Stating that her first trip to Africa left her a changed woman, Scoggins has created her own perception of Africa through numerous extended visits to the continent. Last month, she and 21 other Black-Americans gained citizenship of Sierra Leone and were recognized during a naming ceremony performed by President Julius Maada Bio.
“It just means that we are one–one Africa–lifting Africa up to help it become one Africa,” Scoggins says about her individual journey of exploring pan-Africanism, or the movement of solidarity between all indigenous members and modern diasporas of African people.
Scoggins was prompted to seek citizenship after African Ancestry, a company dedicated to tracing people’s roots to Africa, traced most of her maternal ancestry to Sierra Leone and led her to a Facebook community of others also seeking African citizenship.
Scoggins and her cohorts were the second group of Black-Americans to participate in a naming ceremony hosted by Sierra Leone’s government; however, they will not be the last. According to Manstravel and Tourism is Life, the two companies that help Black-Americans gain their Sierra Leone citizenship, another group is scheduled for an official ceremony in April.
“This journey has not just been about feeling good. It has not just been about site seeing or just experiencing another culture. It’s not just about fulfilling your curiosity or satisfying some long-held dream of making a spiritual pilgrimage. It is about all of those together and even more,” said President Bio during the ceremony where he also issued Sierra Leonean passports and bank accounts to the new citizens.

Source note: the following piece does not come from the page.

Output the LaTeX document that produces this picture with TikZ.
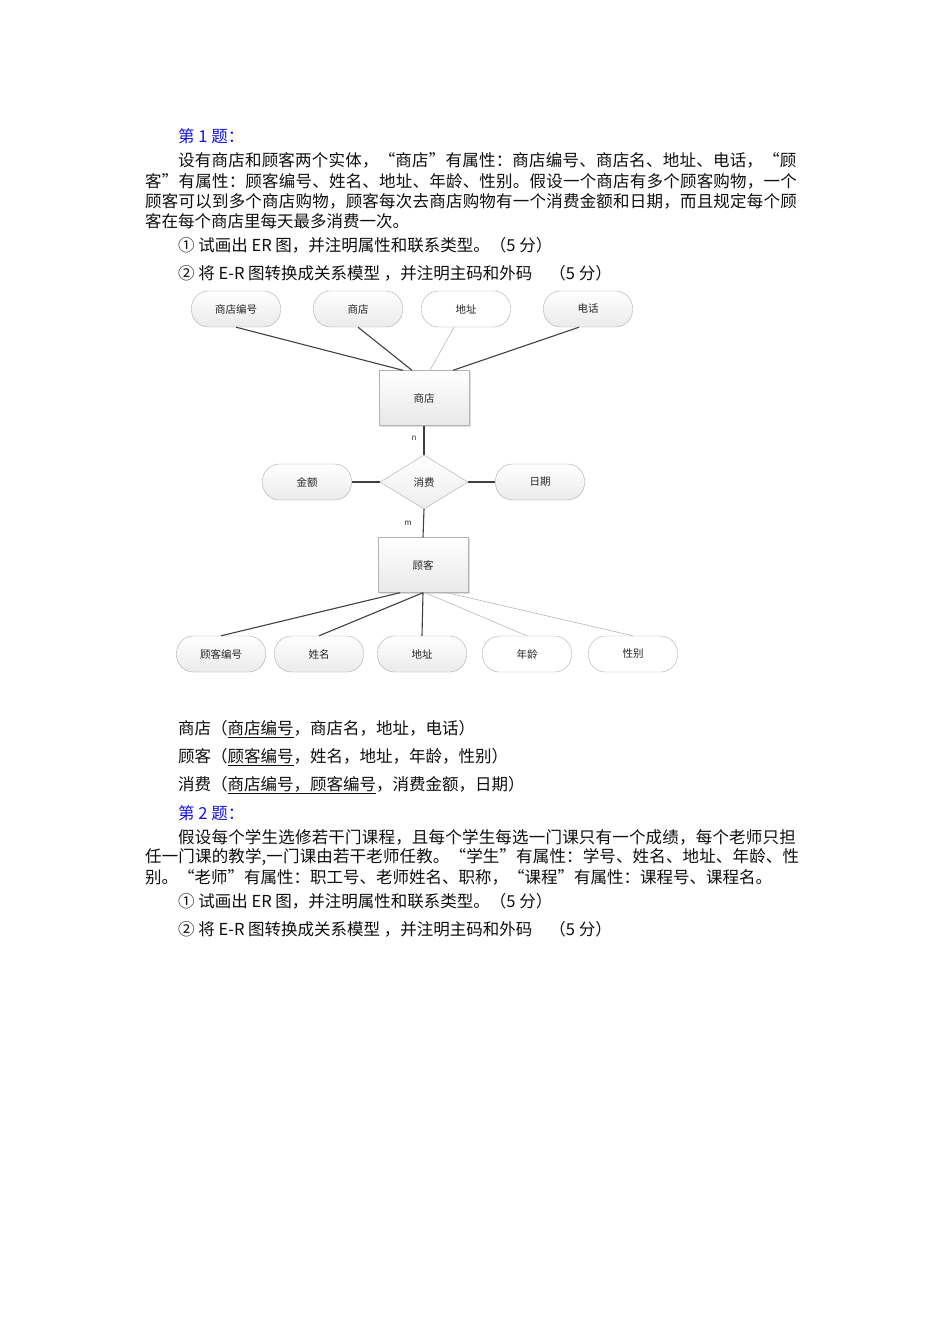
\documentclass[tikz,border=0pt]{standalone}
\usepackage{fontspec}
\setmainfont{Noto Sans CJK SC}
\usetikzlibrary{shapes.geometric,shadows}
\definecolor{qblue}{RGB}{20,20,225}
\definecolor{txt}{RGB}{15,15,15}
\newcommand\spaced[2]{{\addfontfeature{LetterSpace=#1}#2}}
\begin{document}
\begin{tikzpicture}[x=1pt,y=-1pt,
  body/.style={anchor=west, inner sep=0pt, text=txt, font=\fontsize{16.5}{20}\selectfont},
  head/.style={body, text=qblue},
  attr/.style={draw=gray!65, rounded corners=17pt, minimum width=89pt, minimum height=36pt,
    top color=white, bottom color=gray!16, inner sep=0pt, text=black!85,
    font=\fontsize{10.5}{12}\selectfont},
  attrw/.style={attr, top color=white, bottom color=white},
  ent/.style={draw=gray!60, minimum width=90pt, minimum height=55pt, inner sep=0pt,
    top color=white, bottom color=gray!18, text=black!85, font=\fontsize{10.5}{12}\selectfont,
    drop shadow={shadow xshift=1.5pt, shadow yshift=-1.5pt, opacity=0.25}},
  relship/.style={diamond, draw=gray!65, minimum width=88pt, minimum height=54pt, inner sep=0pt,
    aspect=1.6, top color=white, bottom color=gray!14, text=black!85, font=\fontsize{10.5}{12}\selectfont},
  dk/.style={draw=black!75, line width=1.1pt},
  lt/.style={draw=gray!55, line width=0.6pt},
  card/.style={inner sep=0pt, text=black!80, font=\fontsize{8}{10}\selectfont}
]
\useasboundingbox[fill=white] (0,0) rectangle (950,1344);

% ---- question 1 text ----
\node[head] (h1) at (178,136) {第 1 题：};
\node[body] (p1) at (178,160) {\spaced{1.3}{设有商店和顾客两个实体，“商店”有属性：商店编号、商店名、地址、电话，“顾}};
\node[body] (p2) at (145,181) {\spaced{1.3}{客”有属性：顾客编号、姓名、地址、年龄、性别。假设一个商店有多个顾客购物，一个}};
\node[body] (p3) at (145,201) {\spaced{1.3}{顾客可以到多个商店购物，顾客每次去商店购物有一个消费金额和日期，而且规定每个顾}};
\node[body] (p4) at (145,221) {客在每个商店里每天最多消费一次。};
\node[body] (q1) at (178,245) {① 试画出 ER 图，并注明属性和联系类型。（5 分）};
\node[body] (q2) at (178,273) {② 将 E-R 图转换成关系模型 ，并注明主码和外码\hspace{17pt}（5 分）};

% ---- ER diagram ----
\node[attr]  (a1) at (236,309) {商店编号};
\node[attr]  (a2) at (358,309) {商店};
\node[attrw] (a3) at (466,309) {地址};
\node[attr]  (a4) at (588,309) {电话};

\node[ent] (shop) at (424,398) {商店};
\node[relship] (buy) at (424,482) {消费};
\node[ent] (cust) at (423,565) {顾客};

\node[attr]  (m1) at (307,482) {金额};
\node[attr]  (m2) at (540,482) {日期};

\node[attr]  (c1) at (221,654) {顾客编号};
\node[attr]  (c2) at (319,654) {姓名};
\node[attr]  (c3) at (422,654) {地址};
\node[attrw] (c4) at (527,654) {年龄};
\node[attrw] (c5) at (633,654) {性别};

\draw[dk] (a1.south) -- ([xshift=-21pt]shop.north);
\draw[dk] (a2.south) -- ([xshift=-12pt]shop.north);
\draw[lt] ([xshift=-12pt]a3.south) -- ([xshift=6pt]shop.north);
\draw[dk] ([xshift=-9pt]a4.south) -- ([xshift=29pt]shop.north);

\draw[dk] (shop.south) -- (buy.north);
\draw[dk] (buy.south) -- (cust.north);
\draw[dk] (m1.east) -- (buy.west);
\draw[dk] (buy.east) -- (m2.west);
\node[card] (n1) at (414,438) {n};
\node[card] (n2) at (408,523) {m};

\draw[dk] ([xshift=-23pt]cust.south) -- (c1.north);
\draw[dk] (cust.south) -- (c2.north);
\draw[dk] (cust.south) -- (c3.north);
\draw[lt] ([xshift=2pt]cust.south) -- (c4.north);
\draw[lt] ([xshift=24pt]cust.south) -- (c5.north);

% ---- relational schema ----
\node[body] (r1) at (178,729) {商店（\underline{商店编号}，商店名，地址，电话）};
\node[body] (r2) at (178,757) {顾客（\underline{顾客编号}，姓名，地址，年龄，性别）};
\node[body] (r3) at (178,785) {消费（\underline{商店编号，顾客编号}，消费金额，日期）};

% ---- question 2 text ----
\node[head] (h2) at (178,813) {第 2 题：};
\node[body] (s1) at (178,837) {\spaced{1.2}{假设每个学生选修若干门课程，且每个学生每选一门课只有一个成绩，每个老师只担}};
\node[body] (s2) at (145,857) {\spaced{0.9}{任一门课的教学,一门课由若干老师任教。“学生”有属性：学号、姓名、地址、年龄、性}};
\node[body] (s3) at (145,877) {别。“老师”有属性：职工号、老师姓名、职称，“课程”有属性：课程号、课程名。};
\node[body] (t1) at (178,901) {① 试画出 ER 图，并注明属性和联系类型。（5 分）};
\node[body] (t2) at (178,929) {② 将 E-R 图转换成关系模型 ，并注明主码和外码\hspace{17pt}（5 分）};
\end{tikzpicture}
\end{document}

Conversations promoting pan-Africanism and a “return home” have existed since the start of the Trans-Atlantic Slave Trade and were reintroduced during the Civil Rights Movement by prominent figures such as Malcom X and Marcus Garvey. A renewed interest in seeking to cement African roots among the Black community was reestablished by actor Isaiah Washington’s 2005 journey to return home during which he became a citizen of Sierra Leone.
Ghana’s president Nana Akufo-Addo began a more widespread trend when he declared Ghana’s 2019 campaign to be “Year of Return.” The campaign, which encouraged worldwide members of the African Diaspora to investigate their lineage, and invest and settle in Africa, commemorated the 400th anniversary of when the first Africans were taken from Africa and enslaved in the Americas.
The World Bank and World Tourism Organization saw a 45 percent increase in travel, roughly 237,000 additional travelers, to Ghana in 2019 compared to the previous year, though unsure if this is causally related to the Year of Return.
Later that year Ghana held a ceremony granting 126 Black-Americans and Afro-Caribbeans Ghanaian citizenship. Since then, many Black-Americans have sought their ancestry and staked a claim to African citizenship. In spring 2019, comedian Tiffany Haddish gained Eritrean citizenship through her father’s bloodline. In fall 2019, actor Samuel L. Jackson traced his lineage Benga tribe of Gabon and received Gabonese citizenship.
When I think of Africa, I think of home.” Scoggins has already purchased an acre of land in Ghana and plans to fully relocate there within the next year. Sher cites her ideal situation as “owning a house in Ghana and renting an apartment in Sierra Leone.” She has been motivated to take this leap by her ancestral discovery; stating that though her connection to Africa was un-wavered following her first visit to the continent, the hard-copy confirmation of her bloodline has only strengthened that connection further.
“Recently, I am ashamed [to be American]. It’s like I’m carrying something, an identity, that doesn’t belong with me. I like the benefits and the education” of being an American, she explained but being Black-American is different. Living in the U.S., “I didn’t realize there was something better on the other side,” said Scoggins.
She encourages other members of the African Diaspora, especially Americans, to venture beyond what they are used to and explore pan-Africanism.